Piracy is, of course, simply a specific form of theft, a vice that like all basic vices will be with us to the end of time. Sometimes there is a fine line between state military conflict and piracy, as the case of Sir Francis Drake attests (to the English, a hero and nobleman; to the Spanish, a pirate). The problem of piracy along the African coast has plagued American shipping for as long as the nation has existed: One of the earliest missions undertaken by the US Marine Corps was an assault on the infamous bandit havens of the Barbary Coast (remembered still in the Corps’ anthem as “the shores of Tripoli”).

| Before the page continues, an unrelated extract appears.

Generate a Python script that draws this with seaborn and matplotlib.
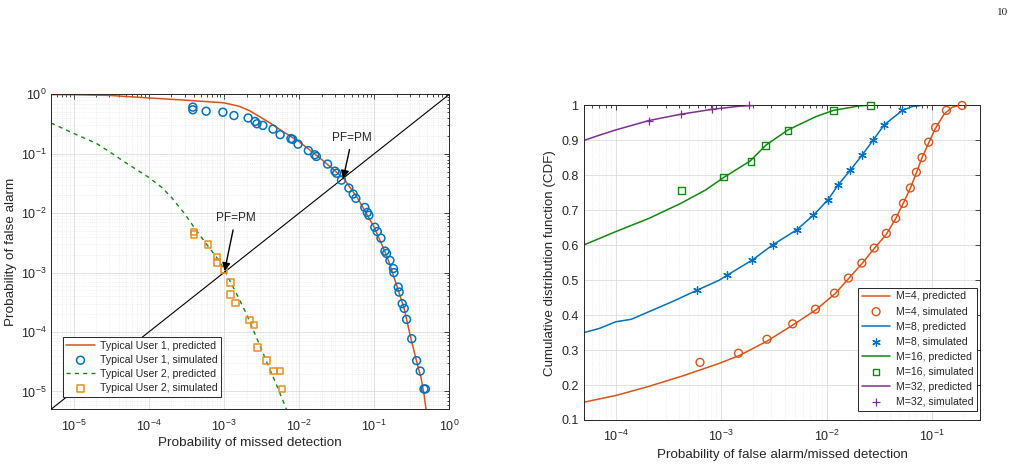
import matplotlib
matplotlib.use("Agg")
import matplotlib.pyplot as plt
import numpy as np
import seaborn as sns

# ---- left panel: user 1 / user 2 (log-log) ----
u1_pred_x = [5e-6, 1e-5, 3e-5, 1e-4, 3e-4, 1e-3, 1.6e-3, 2.2e-3, 3e-3, 4.1e-3, 6e-3,
             1e-2, 2e-2, 3.9e-2, 6e-2, 0.1, 0.15, 0.2, 0.25, 0.3, 0.36, 0.42, 0.46, 0.49]
u1_pred_y = [0.99, 0.985, 0.96, 0.87, 0.80, 0.72, 0.63, 0.53, 0.42, 0.33, 0.24,
             0.16, 0.08, 0.039, 0.018, 0.0058, 0.0018, 6e-4, 2.5e-4, 9e-5, 3.5e-5, 1.7e-5,
             9e-6, 5e-6]

u1_sim_x = [3.86e-4, 3.86e-4, 5.8e-4, 9.7e-4, 1.36e-3, 2.1e-3, 2.6e-3, 2.75e-3, 3.3e-3,
            4.5e-3, 5.6e-3, 7.8e-3, 8.2e-3, 9.7e-3, 0.0133, 0.0162, 0.017, 0.024, 0.030,
            0.0316, 0.0367, 0.046, 0.0525, 0.057, 0.075, 0.081, 0.085, 0.102, 0.11,
            0.123, 0.139, 0.146, 0.162, 0.18, 0.183, 0.209, 0.215, 0.236, 0.251, 0.27,
            0.316, 0.367, 0.41, 0.46, 0.48]
u1_sim_y = [0.61, 0.55, 0.52, 0.50, 0.44, 0.40, 0.35, 0.32, 0.30,
            0.26, 0.21, 0.18, 0.175, 0.145, 0.113, 0.096, 0.09, 0.067, 0.051,
            0.047, 0.036, 0.0265, 0.021, 0.0178, 0.0125, 0.0103, 0.0092, 0.0058, 0.0049,
            0.0038, 0.0023, 0.0021, 0.0016, 0.00117, 0.001, 5.7e-4, 4.7e-4, 3.0e-4, 2.5e-4, 1.63e-4,
            7.7e-5, 3.3e-5, 2.2e-5, 1.1e-5, 1.1e-5]

u2_pred_x = [5e-6, 1e-5, 2e-5, 3e-5, 5e-5, 1e-4, 1.5e-4, 2e-4, 3e-4, 4e-4, 6e-4, 8e-4,
             1e-3, 1.5e-3, 2e-3, 3e-3, 4e-3, 5e-3, 6.8e-3]
u2_pred_y = [0.33, 0.22, 0.15, 0.108, 0.07, 0.04, 0.027, 0.0185, 0.0098, 0.0058, 0.0029,
             0.0018, 0.00115, 4.2e-4, 2.0e-4, 6e-5, 2.5e-5, 1.3e-5, 5e-6]

u2_sim_x = [4.0e-4, 4.0e-4, 6.1e-4, 8.1e-4, 8.1e-4, 1.0e-3, 1.22e-3, 1.22e-3, 1.43e-3,
            2.2e-3, 2.5e-3, 2.8e-3, 3.7e-3, 4.6e-3, 5.6e-3, 5.9e-3]
u2_sim_y = [4.8e-3, 4.4e-3, 3.0e-3, 1.84e-3, 1.49e-3, 1.13e-3, 6.8e-4, 4.3e-4, 3.1e-4,
            1.6e-4, 1.3e-4, 5.5e-5, 3.3e-5, 2.2e-5, 2.2e-5, 1.1e-5]

diag_xy = [5e-6, 1.0]

# ---- right panel: CDF for different M ----
m4_pred_x = [5e-5, 1e-4, 2e-4, 4.3e-4, 9.6e-4, 1.5e-3, 2.7e-3, 4.8e-3, 7.9e-3, 0.012, 0.016,
             0.0216, 0.028, 0.037, 0.045, 0.053, 0.062, 0.071, 0.080, 0.093, 0.108, 0.13,
             0.155, 0.18]
m4_pred_y = [0.151, 0.170, 0.195, 0.226, 0.262, 0.285, 0.325, 0.372, 0.415, 0.461, 0.503,
             0.547, 0.589, 0.632, 0.675, 0.718, 0.762, 0.807, 0.849, 0.893, 0.935, 0.975,
             0.995, 1.0]
m4_sim_x = [6.3e-4, 1.46e-3, 2.72e-3, 4.77e-3, 7.85e-3, 0.0119, 0.0161, 0.0216, 0.0283, 0.0369,
            0.0452, 0.0535, 0.0623, 0.0711, 0.0804, 0.093, 0.108, 0.137, 0.193]
m4_sim_y = [0.265, 0.291, 0.331, 0.375, 0.417, 0.463, 0.506, 0.549, 0.592, 0.634,
            0.677, 0.720, 0.764, 0.809, 0.851, 0.895, 0.937, 0.986, 1.0]

m8_pred_x = [5e-5, 7e-5, 1e-4, 1.4e-4, 2.07e-4, 3.46e-4, 5.96e-4, 9.6e-4, 1.15e-3, 1.98e-3,
             3.08e-3, 5.2e-3, 7.5e-3, 0.0103, 0.0129, 0.0168, 0.0216, 0.0275, 0.0353, 0.0524,
             0.065, 0.079]
m8_pred_y = [0.350, 0.362, 0.381, 0.388, 0.410, 0.439, 0.472, 0.500, 0.515, 0.558,
             0.601, 0.644, 0.686, 0.730, 0.773, 0.815, 0.857, 0.900, 0.945, 0.986,
             0.997, 1.0]
m8_sim_x = [5.9e-4, 1.13e-3, 1.96e-3, 3.1e-3, 5.2e-3, 7.5e-3, 0.0103, 0.0129, 0.0168, 0.0216,
            0.0275, 0.0353, 0.0524]
m8_sim_y = [0.472, 0.515, 0.558, 0.601, 0.644, 0.686, 0.730, 0.773, 0.815, 0.857,
            0.900, 0.945, 0.986]

m16_pred_x = [5e-5, 1e-4, 2.07e-4, 4.15e-4, 7.1e-4, 1.07e-3, 1.88e-3, 2.67e-3, 4.3e-3, 7.9e-3,
              0.0116, 0.0206, 0.024]
m16_pred_y = [0.601, 0.639, 0.677, 0.720, 0.758, 0.795, 0.841, 0.887, 0.930, 0.968,
              0.986, 0.999, 1.0]
m16_sim_x = [4.2e-4, 1.05e-3, 1.92e-3, 2.63e-3, 4.3e-3, 0.0116, 0.026]
m16_sim_y = [0.756, 0.795, 0.839, 0.885, 0.928, 0.986, 1.0]

m32_pred_x = [5e-5, 7e-5, 1e-4, 2.07e-4, 4.15e-4, 8.2e-4, 1.5e-3, 2e-3]
m32_pred_y = [0.900, 0.915, 0.930, 0.957, 0.975, 0.989, 0.998, 1.0]
m32_sim_x = [2.07e-4, 4.15e-4, 8.2e-4, 1.85e-3]
m32_sim_y = [0.957, 0.975, 0.989, 1.0]

right_yticks = [0.1, 0.2, 0.3, 0.4, 0.5, 0.6, 0.7, 0.8, 0.9, 1.0]
right_yticklabels = ["0.1", "0.2", "0.3", "0.4", "0.5", "0.6", "0.7", "0.8", "0.9", "1"]

# colours (MATLAB-like)
c_orange = "#D95319"
c_blue = "#0072BD"
c_green = "#0F8A0F"
c_purple = "#7E2F8E"
c_yellow = "#E8901E"
c_green_dash = "#118811"

sns.set_style("white")
plt.rcParams["font.family"] = ["Liberation Sans", "DejaVu Sans"]
plt.rcParams["mathtext.fontset"] = "custom"
plt.rcParams["mathtext.rm"] = "Liberation Sans"
plt.rcParams["mathtext.it"] = "Liberation Sans:italic"
plt.rcParams["mathtext.bf"] = "Liberation Sans:bold"

fig = plt.figure(figsize=(10.24, 4.68), dpi=100)
ax1 = fig.add_axes([0.0498, 0.1254, 0.389, 0.673])
ax2 = fig.add_axes([0.5703, 0.1026, 0.3867, 0.672])

tick_col = "#262626"


def style_axes(ax, minor_y=True, labelsize=8.5):
    ax.grid(True, which="major", color="#dcdcdc", linewidth=0.6, linestyle="-")
    ax.grid(True, which="minor", axis="x", color="#e2e2e2", linewidth=0.5, linestyle=":")
    if minor_y:
        ax.grid(True, which="minor", axis="y", color="#e2e2e2", linewidth=0.5, linestyle=":")
    ax.set_axisbelow(True)
    ax.tick_params(which="both", direction="in", top=True, right=True,
                   colors=tick_col, labelsize=labelsize, width=0.6)
    ax.tick_params(which="major", length=3.5, pad=4)
    ax.tick_params(which="minor", length=1.8)
    for s in ax.spines.values():
        s.set_color(tick_col)
        s.set_linewidth(0.7)


# ---------- left ----------
sns.lineplot(x=u1_pred_x, y=u1_pred_y, ax=ax1, color=c_orange, linewidth=1.1,
             sort=False, estimator=None, label="Typical User 1, predicted")
sns.scatterplot(x=u1_sim_x, y=u1_sim_y, ax=ax1, marker="o", s=32, color=c_blue,
                facecolor="none", edgecolor=c_blue, linewidth=1.1, zorder=4,
                label="Typical User 1, simulated")
sns.lineplot(x=u2_pred_x, y=u2_pred_y, ax=ax1, color=c_green_dash, linewidth=1.0,
             linestyle=(0, (3, 3)), sort=False, estimator=None,
             label="Typical User 2, predicted")
sns.scatterplot(x=u2_sim_x, y=u2_sim_y, ax=ax1, marker="s", s=22, color=c_yellow,
                facecolor="none", edgecolor=c_yellow, linewidth=1.1, zorder=4,
                label="Typical User 2, simulated")
ax1.plot(diag_xy, diag_xy, color="black", linewidth=0.8, zorder=3)

ax1.set_xscale("log")
ax1.set_yscale("log")
ax1.set_xlim(5e-6, 1)
ax1.set_ylim(5e-6, 1)
ax1.set_xticks([1e-5, 1e-4, 1e-3, 1e-2, 1e-1, 1])
ax1.set_yticks([1e-5, 1e-4, 1e-3, 1e-2, 1e-1, 1])
style_axes(ax1, labelsize=9)
ax1.tick_params(axis="x", which="major", pad=7)
ax1.tick_params(axis="y", which="major", pad=3)
ax1.set_xlabel("Probability of missed detection", fontsize=9.7, color=tick_col, labelpad=2)
ax1.set_ylabel("Probability of false alarm", fontsize=9.7, color=tick_col, labelpad=3)

arrow_kw = dict(arrowstyle="-|>", color="black", lw=1.0, mutation_scale=12,
                shrinkA=2, shrinkB=0)
ax1.annotate("PF=PM", xy=(0.0386, 0.038), xytext=(0.0509, 0.187),
             ha="center", va="center", fontsize=8.5, color=tick_col,
             arrowprops=arrow_kw, zorder=6)
ax1.annotate("PF=PM", xy=(1.02e-3, 1.06e-3), xytext=(1.43e-3, 8.3e-3),
             ha="center", va="center", fontsize=8.5, color=tick_col,
             arrowprops=arrow_kw, zorder=6)

leg1 = ax1.legend(loc="lower left", bbox_to_anchor=(0.029, 0.04), borderaxespad=0,
                  fontsize=7.6, frameon=True, fancybox=False, framealpha=1,
                  edgecolor="#262626", handlelength=2.7, labelspacing=0.38,
                  borderpad=0.35, handletextpad=0.5)
leg1.get_frame().set_linewidth(0.7)

# ---------- right ----------
series = [
    (m4_pred_x, m4_pred_y, m4_sim_x, m4_sim_y, c_orange, "o", 32, "M=4"),
    (m8_pred_x, m8_pred_y, m8_sim_x, m8_sim_y, c_blue, (6, 2, 0), 30, "M=8"),
    (m16_pred_x, m16_pred_y, m16_sim_x, m16_sim_y, c_green, "s", 22, "M=16"),
    (m32_pred_x, m32_pred_y, m32_sim_x, m32_sim_y, c_purple, "+", 32, "M=32"),
]
for px, py, sx, sy, col, mk, sz, name in series:
    sns.lineplot(x=px, y=py, ax=ax2, color=col, linewidth=1.1, sort=False,
                 estimator=None, label=f"{name}, predicted")
    if mk in ("o", "s"):
        sns.scatterplot(x=sx, y=sy, ax=ax2, marker=mk, s=sz, color=col,
                        facecolor="none", edgecolor=col, linewidth=1.0, zorder=4,
                        clip_on=False, label=f"{name}, simulated")
    else:
        sns.scatterplot(x=sx, y=sy, ax=ax2, marker=mk, s=sz, color=col,
                        linewidth=0.9, zorder=4, clip_on=False,
                        label=f"{name}, simulated")

ax2.set_xscale("log")
ax2.set_xlim(5e-5, 0.285)
ax2.set_ylim(0.1, 1.0)
ax2.set_xticks([1e-4, 1e-3, 1e-2, 1e-1])
ax2.set_yticks(right_yticks)
ax2.set_yticklabels(right_yticklabels)
style_axes(ax2, minor_y=False, labelsize=9)
ax2.tick_params(axis="x", which="major", pad=6)
ax2.set_xlabel("Probability of false alarm/missed detection", fontsize=9.6,
               color=tick_col, labelpad=4)
ax2.set_ylabel("Cumulative distribution function (CDF)", fontsize=9.6,
               color=tick_col, labelpad=4)

leg2 = ax2.legend(loc="lower right", bbox_to_anchor=(0.992, 0.03), borderaxespad=0,
                  fontsize=7.6, frameon=True, fancybox=False, framealpha=1,
                  edgecolor="#262626", handlelength=2.7, labelspacing=0.48,
                  borderpad=0.35, handletextpad=0.5)
leg2.get_frame().set_linewidth(0.7)

fig.text(0.9795, 0.974, "10", fontfamily="Liberation Serif", fontsize=8,
         ha="center", va="center", color="#222222")

fig.savefig("out.png", dpi=100)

What I found striking about this particular story on the current problem was the sheer breadth of cooperation in the outlawry, evidently without compunction. In the Somali region highlighted, seemingly everyone, from small businessmen, to government officials, to the “mother of five,” views piracy as a positive feature of local life. On display is the absence of elements of a moral culture necessary for a free and functional society, such as deference to the rule of law and respect for property rights. Granted that the culpability of any number of players may be diminished by the harsh realities affecting an impoverished nation without a functioning central government, it is still a depressing picture of indifference to the common good in pursuit of self interest. Would that the modern-day pirates had the inclination and opportunity to direct their talents and energy in a way that actually created wealth rather than merely siphoning it from the rest of the world.